TASK GOAL
Pictures excluded, return the lines below from the first through the line holding "1.0034, 1.0056, 1.0096]".

RECORDED DATA
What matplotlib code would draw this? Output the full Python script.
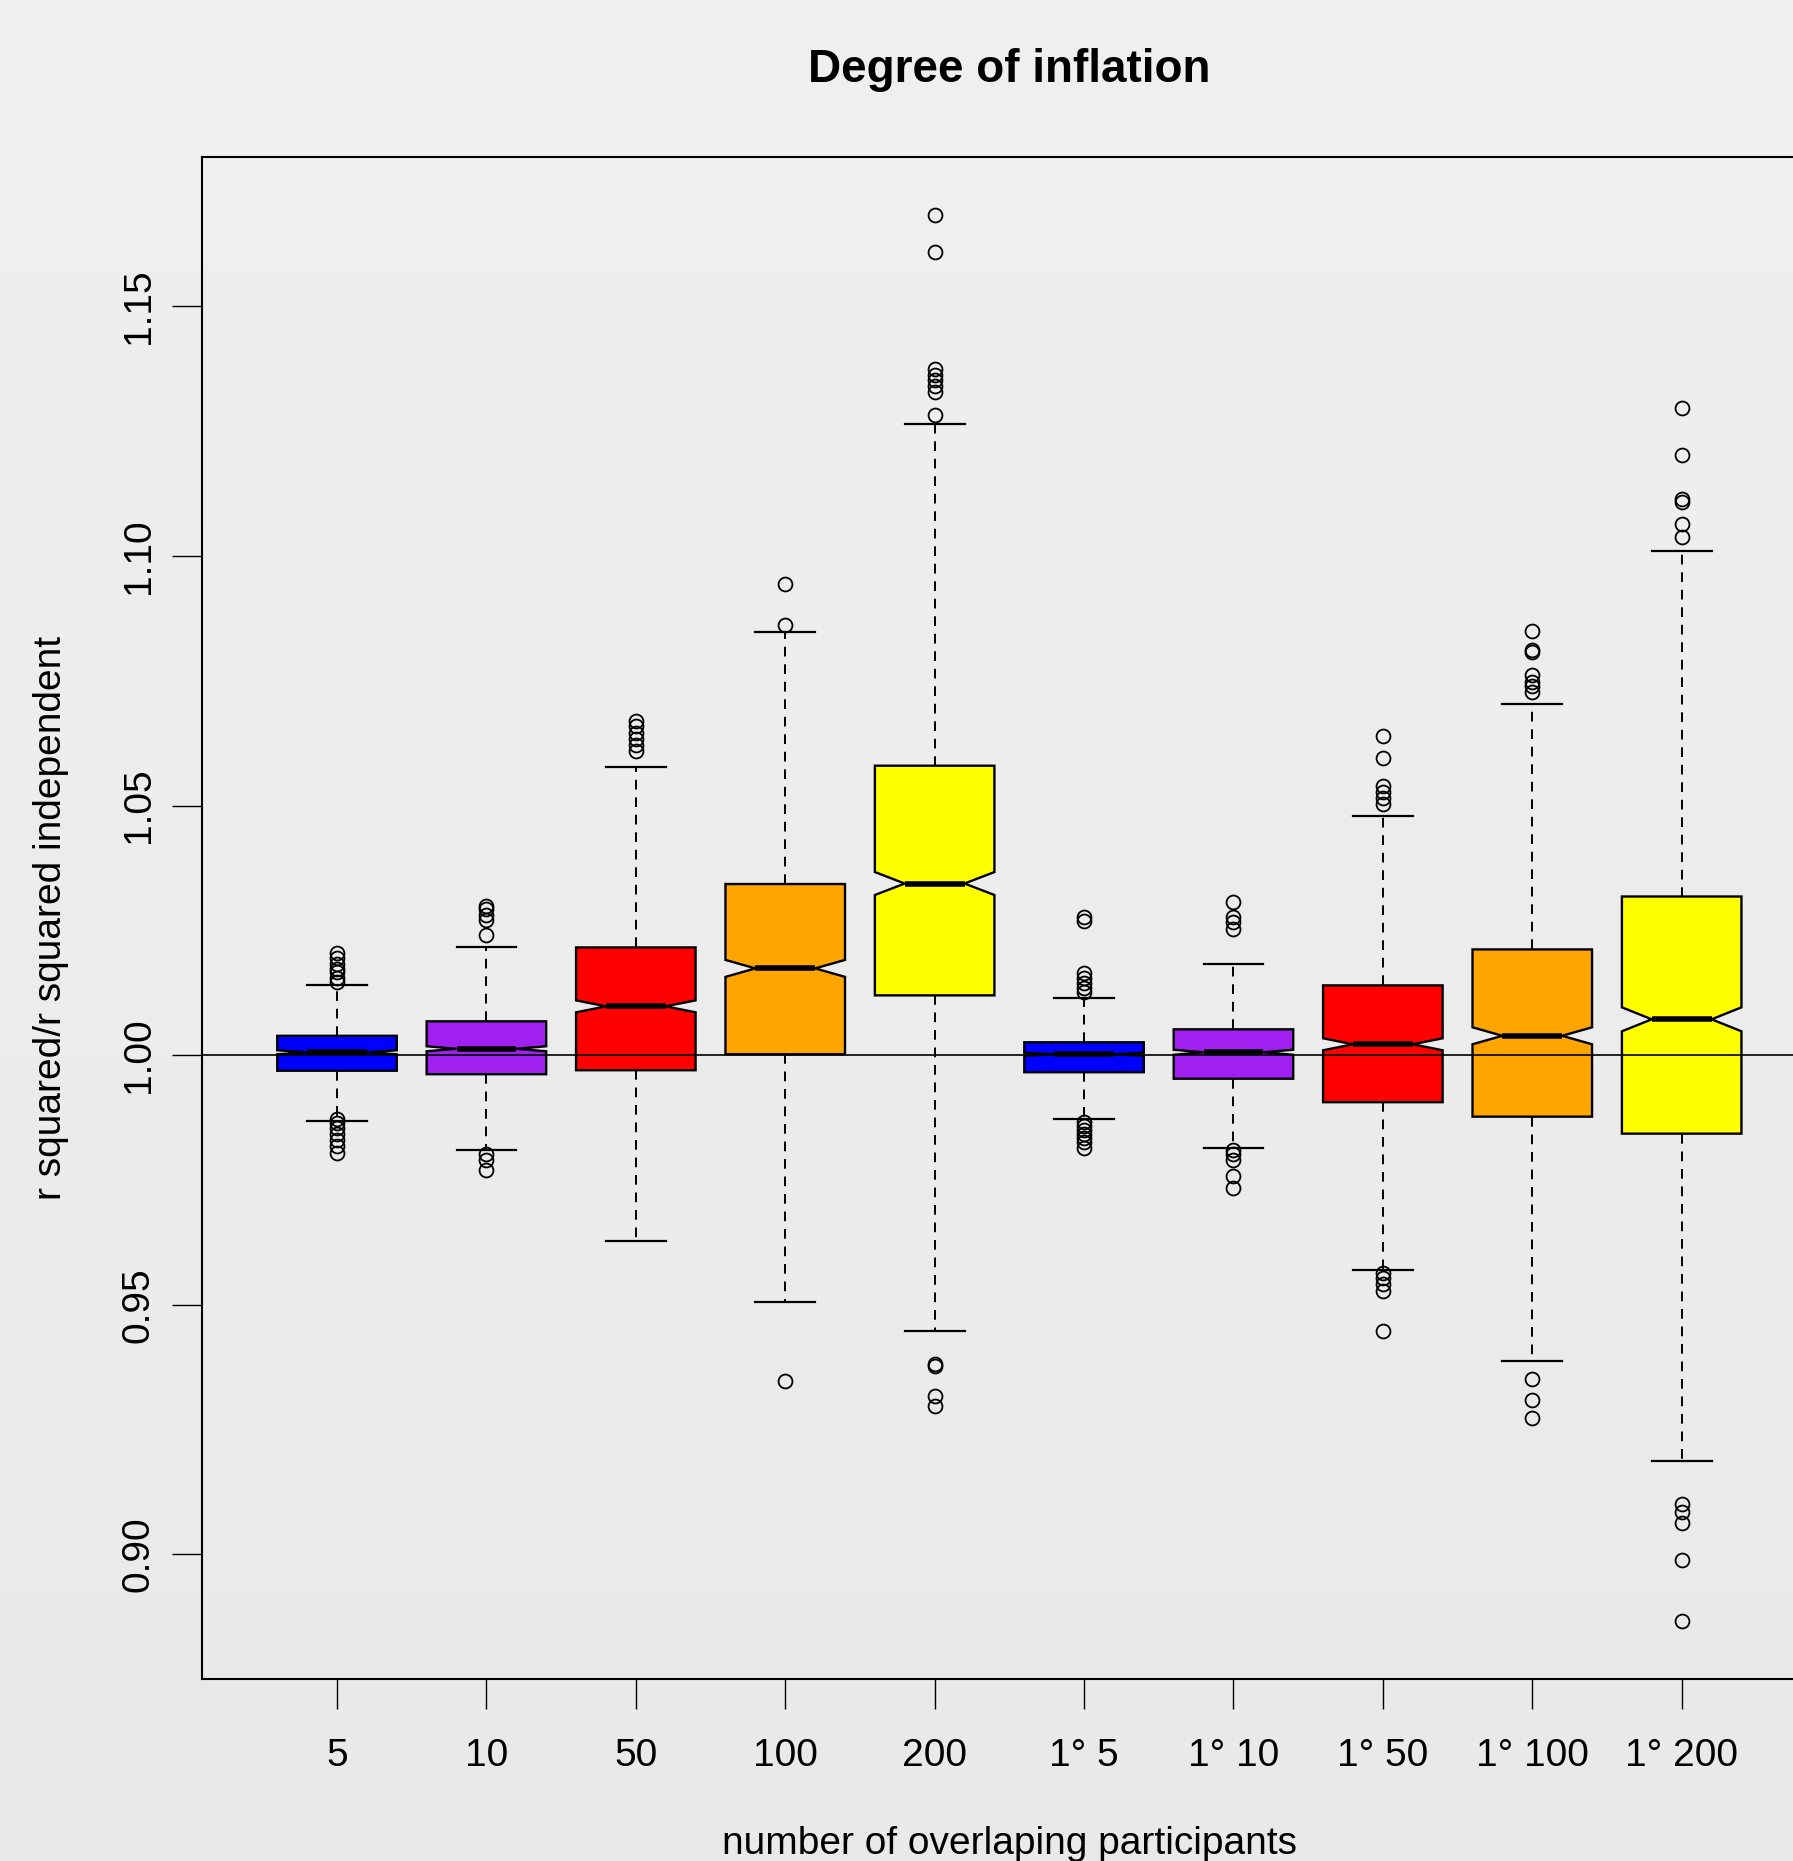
import numpy as np
import matplotlib
matplotlib.use("Agg")
import matplotlib.pyplot as plt
from matplotlib.colors import LinearSegmentedColormap

# ---------------- data ----------------
categories = ["5", "10", "50", "100", "200", "1° 5", "1° 10", "1° 50", "1° 100", "1° 200"]
box_colors = ["#0000FF", "#A020F0", "#FF0000", "#FFA500", "#FFFF00",
              "#0000FF", "#A020F0", "#FF0000", "#FFA500", "#FFFF00"]

medians = [1.0006, 1.0013, 1.0098, 1.0174, 1.0344, 1.0002, 1.0006, 1.0022, 1.0039, 1.0072]
q1 = [0.9969, 0.9962, 0.9970, 1.0002, 1.0120, 0.9966, 0.9953, 0.9906, 0.9877, 0.9843]
q3 = [1.0039, 1.0068, 1.0216, 1.0343, 1.0580, 1.0026, 1.0052, 1.0140, 1.0212, 1.0318]
whislo = [0.9869, 0.9810, 0.9628, 0.9506, 0.9447, 0.9873, 0.9814, 0.9570, 0.9387, 0.9188]
whishi = [1.0140, 1.0216, 1.0578, 1.0848, 1.1264, 1.0115, 1.0182, 1.0480, 1.0703, 1.1010]
cilo = [1.0002, 1.0008, 1.0086, 1.0157, 1.0321, 0.9999, 1.0001, 1.0010, 1.0022, 1.0048]
cihi = [1.0010, 1.0018, 1.0110, 1.0191, 1.0367, 1.0005, 1.0011, 1.0034, 1.0056, 1.0096]

fliers_hi = [
    [1.0204, 1.0195, 1.0183, 1.0173, 1.0166, 1.0154, 1.0147],
    [1.0299, 1.0292, 1.0280, 1.0271, 1.0240],
    [1.0670, 1.0660, 1.0646, 1.0634, 1.0622, 1.0610],
    [1.0943, 1.0862],
    [1.1684, 1.1610, 1.1375, 1.1363, 1.1352, 1.1340, 1.1328, 1.1283],
    [1.0276, 1.0268, 1.0164, 1.0154, 1.0145, 1.0135, 1.0126],
    [1.0307, 1.0277, 1.0267, 1.0252],
    [1.0639, 1.0596, 1.0539, 1.0527, 1.0515, 1.0504],
    [1.0850, 1.0812, 1.0808, 1.0762, 1.0748, 1.0739, 1.0727],
    [1.1297, 1.1202, 1.1114, 1.1109, 1.1064, 1.1038],
]
fliers_lo = [
    [0.9872, 0.9865, 0.9855, 0.9843, 0.9831, 0.9819, 0.9805],
    [0.9803, 0.9791, 0.9770],
    [],
    [0.9347],
    [0.9382, 0.9378, 0.9318, 0.9297],
    [0.9866, 0.9858, 0.9851, 0.9843, 0.9835, 0.9826, 0.9815],
    [0.9810, 0.9803, 0.9791, 0.9758, 0.9734],
    [0.9563, 0.9553, 0.9541, 0.9527, 0.9447],
    [0.9352, 0.9309, 0.9273],
    [0.9102, 0.9086, 0.9064, 0.8988, 0.8867],
]

yticks = [0.90, 0.95, 1.00, 1.05, 1.10, 1.15]
ytick_labels = ["0.90", "0.95", "1.00", "1.05", "1.10", "1.15"]
title = "Degree of inflation"
xlabel = "number of overlaping participants"
ylabel = "r squared/r squared independent"

# ---------------- figure ----------------
W, H = 1793, 1861
DPI = 100
plt.rcParams["font.family"] = ["Liberation Sans", "DejaVu Sans"]
fig = plt.figure(figsize=(W / DPI, H / DPI), dpi=DPI)

def fx(px):
    return px / W

def fy(py):
    return 1 - py / H

# gradient background
bg = fig.add_axes([0, 0, 1, 1], zorder=-10)
cmap = LinearSegmentedColormap.from_list("bg", ["#f0f0f0", "#e9e9e9"])
bg.imshow(np.linspace(0, 1, 256).reshape(-1, 1), aspect="auto", cmap=cmap,
          extent=[0, 1, 0, 1], origin="upper")
bg.axis("off")

ax_left, ax_right, ax_top, ax_bot = 202, 1816, 157, 1679
ax = fig.add_axes([fx(ax_left), fy(ax_bot), fx(ax_right) - fx(ax_left), fy(ax_top) - fy(ax_bot)])
ax.set_facecolor("none")

stats = []
for i in range(len(categories)):
    stats.append(dict(med=medians[i], q1=q1[i], q3=q3[i], whislo=whislo[i], whishi=whishi[i],
                      cilo=cilo[i], cihi=cihi[i], fliers=fliers_hi[i] + fliers_lo[i]))

positions = np.arange(1, len(categories) + 1)
bp = ax.bxp(stats, positions=positions, widths=0.8, capwidths=0.4, shownotches=True,
            patch_artist=True,
            boxprops=dict(linewidth=1.7, edgecolor="black"),
            whiskerprops=dict(linewidth=1.4, linestyle=(0, (5, 4)), color="black"),
            capprops=dict(linewidth=1.6, color="black"),
            medianprops=dict(linewidth=4.0, color="black", solid_capstyle="butt"),
            flierprops=dict(marker="o", markerfacecolor="none", markeredgecolor="black",
                            markersize=10, markeredgewidth=1.3, linestyle="none"))
for patch, c in zip(bp["boxes"], box_colors):
    patch.set_facecolor(c)

ax.axhline(1.0, color="black", linewidth=1.2, zorder=5)

ax.set_xlim(0.0964, 10.899)
ax.set_ylim(0.87506, 1.17993)
ax.set_xticks(positions)
ax.set_xticklabels(categories, fontsize=28)
ax.set_yticks(yticks)
ax.set_yticklabels(ytick_labels, fontsize=28, rotation=90, va="center")
ax.tick_params(axis="both", direction="out", length=21.6, width=1.0, color="black")
ax.tick_params(axis="x", pad=21)
ax.tick_params(axis="y", pad=11)
for s in ax.spines.values():
    s.set_linewidth(1.5)

fig.text(fx(1009), fy(82), title, fontsize=33, fontweight="bold", ha="center", va="baseline")
fig.text(fx(1009), fy(1826), xlabel, fontsize=28, ha="center", va="top")
fig.text(fx(51), fy(918), ylabel, fontsize=28, ha="center", va="center", rotation=90)

fig.savefig("out.png", dpi=DPI)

RESULT OF THE EXERCISE
What matplotlib code would draw this? Output the full Python script.
import numpy as np
import matplotlib
matplotlib.use("Agg")
import matplotlib.pyplot as plt
from matplotlib.colors import LinearSegmentedColormap

# ---------------- data ----------------
categories = ["5", "10", "50", "100", "200", "1° 5", "1° 10", "1° 50", "1° 100", "1° 200"]
box_colors = ["#0000FF", "#A020F0", "#FF0000", "#FFA500", "#FFFF00",
              "#0000FF", "#A020F0", "#FF0000", "#FFA500", "#FFFF00"]

medians = [1.0006, 1.0013, 1.0098, 1.0174, 1.0344, 1.0002, 1.0006, 1.0022, 1.0039, 1.0072]
q1 = [0.9969, 0.9962, 0.9970, 1.0002, 1.0120, 0.9966, 0.9953, 0.9906, 0.9877, 0.9843]
q3 = [1.0039, 1.0068, 1.0216, 1.0343, 1.0580, 1.0026, 1.0052, 1.0140, 1.0212, 1.0318]
whislo = [0.9869, 0.9810, 0.9628, 0.9506, 0.9447, 0.9873, 0.9814, 0.9570, 0.9387, 0.9188]
whishi = [1.0140, 1.0216, 1.0578, 1.0848, 1.1264, 1.0115, 1.0182, 1.0480, 1.0703, 1.1010]
cilo = [1.0002, 1.0008, 1.0086, 1.0157, 1.0321, 0.9999, 1.0001, 1.0010, 1.0022, 1.0048]
cihi = [1.0010, 1.0018, 1.0110, 1.0191, 1.0367, 1.0005, 1.0011, 1.0034, 1.0056, 1.0096]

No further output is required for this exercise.